The behemoth international Clinton Foundation, and premiere liberal think tank, the Center for American Progress (CAP), are both barely ten years old, but now offer a new model on how to run for president in the 21st century, and, especially, the post-Obama era. They are essential tools in what has become a global influence network and billion-dollar quest for the White House.
Since its beginning in 2001, the Clinton Foundation has evolved into a multi-pronged charitable
effort that has raised $2 billion throughout its fourteen-year-and-counting existence. Because of foreign donations, transparency issues and conflict of interest charges, it has become a controversy for Hillary Clinton’s presidential campaign. Still, the foundation, and especially the Clinton Global Initiative, which is an international schmooze-fest in the tradition of Davos, has been a huge asset for the Clintons and their ambitions.
Setting the Stage for Hillary’s Presidential Ambitions
The foundation also has benefitted the Clinton’s lavish lifestyles by boosting their prominence and corporate and civic networks, and led to millions in speaking fees.
The annual Clinton Global Initiative (CGI) meeting is a platform for business leaders, top media members, non-profit directors, global billionaires, glitterati and a sprinkling of Nobel Laureates. Like Davos, the contacts, exchange of ideas and in CGI language “Commitments to Action,” which are initiatives for charitable activity, has linked the former president and the former secretary of state into a global network that is greatly facilitating the transition to a presidential campaign and, potentially, the White House.
The Center for American Progress (CAP)
Founded in 2003 by Bill Clinton’s last White House Chief of Staff, John Podesta, CAP has been compared to the influential Heritage Foundation in the late 1970s and its power in the Reagan era. CAP gained a national reputation in 2008 when it provided liberal Democrats with many of their talking points and policy ideas.

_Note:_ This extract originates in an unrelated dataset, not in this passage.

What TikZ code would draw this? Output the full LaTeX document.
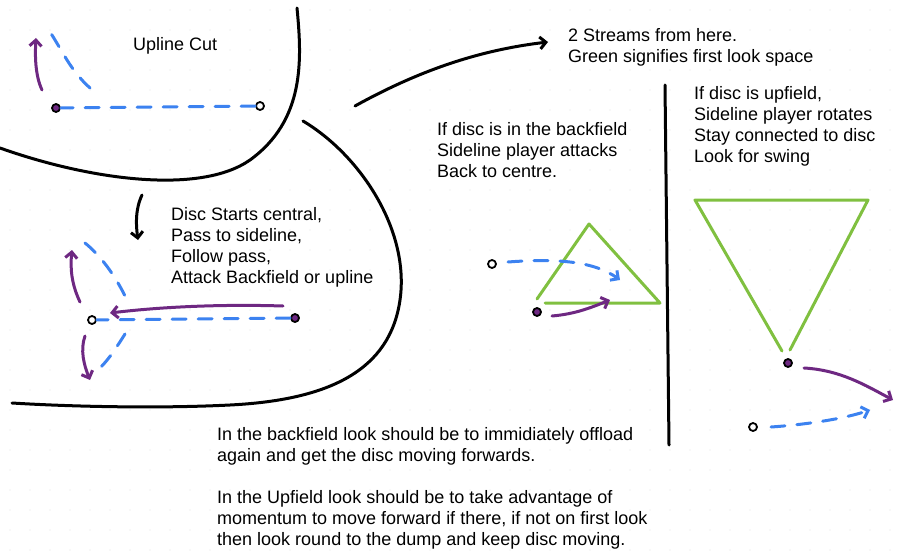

President-elect Obama then outsourced his administrative transition to Podesta and CAP. Its budget has grown from $25 million in 2008 to $40 million today. Similar to CGI, some of CAP’s money is a source of criticism, with concerns over conflicts of interest and transparency.
The think tank and associated political action committees have done well during the Obama years, providing ideas, reams of policy research (on such topics as global warming – one of Podesta’s personal interests), advocacy and personnel. The highest profile person among dozens of CAP staff working in the administration is Podesta himself, as counselor to the President. Denis McDonough, current Chief of Staff, is a close second.
CAP has smoothly moved to take over the Hillary Clinton campaign, with Podesta as campaign chair (he launched the campaign on Twitter) and Jennifer Palmieri, former CAP communications senior staff and Obama’s White House communications director – now serving as Clinton’s head of press and communications.
A serious run for the White House requires a global and domestic network of leaders and intellectuals, familiarity with global and domestic issues, and masses of cash. These two organizations provide the Clintons, and especially the presumptive Democratic nominee – Hillary Clinton – very powerful platforms from which to operate.